Elevated expression of AKR1C3 leads esophageal cancer resistant to ionizing radiation via modulation of oxidative stress (KY170)

With the aim to elucidate the etiology of radioresistance, we explored the genetic alterations in non-radioresistant vs. resistant esophageal cancer cells acquired by long-term fractionated radiation. We found AKR1C3, an aldo-keto reductase expressed seldom in most human tissues, expressed higher in radioresistance-acquired cells. Suppression of AKR1C3 via RNAi or its chemical inhibitors restored the sensitivity of the acquired tumor cells and xenograft nude mice to ionizing radiation (IR). We also found the potential involvement of AKR1C3 in removal of cellular ROS and explain, at least partially, the acquired radioresistance by AKR1C3 overexpression. Genome-wide profiling of gene expression in KY170R v. KY170 and TE13R v. TE13 using Illumine Human-6 V3 microarray indicated that over 900 genes were found to be remarkably differentiated. Among them, AKR1C3, an aldo-keto reductase existing at a low level in most human tissues, attracted our attention due to its significant expression in both radioresistant cells.

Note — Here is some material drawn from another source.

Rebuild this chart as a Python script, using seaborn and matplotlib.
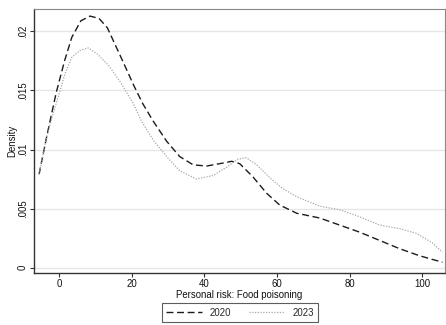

为阐明放射抵抗的发病机制，我们对经长期分次辐射诱导获得的非放射抵抗型与放射抵抗型食管癌细胞的遗传改变展开了探究。研究发现，在大多数人体组织中低表达的醛酮还原酶（aldo-keto reductase）AKR1C3，在放射抵抗型诱导细胞中的表达水平显著升高。通过RNA干扰（RNA interference, RNAi）或其化学抑制剂抑制AKR1C3的表达，可使诱导获得的肿瘤细胞及裸鼠异种移植瘤模型恢复对电离辐射（ionizing radiation, IR）的敏感性。我们还发现AKR1C3可能参与细胞活性氧（reactive oxygen species, ROS）的清除过程，这至少部分解释了AKR1C3过表达所介导的获得性放射抵抗机制。利用Illumina Human-6 V3基因芯片对KY170R与KY170、TE13R与TE13进行全基因组基因表达谱分析，结果显示共有超过900个基因存在显著表达差异。其中，上述醛酮还原酶AKR1C3因在两种放射抵抗型细胞中均呈现显著高表达而受到我们的关注。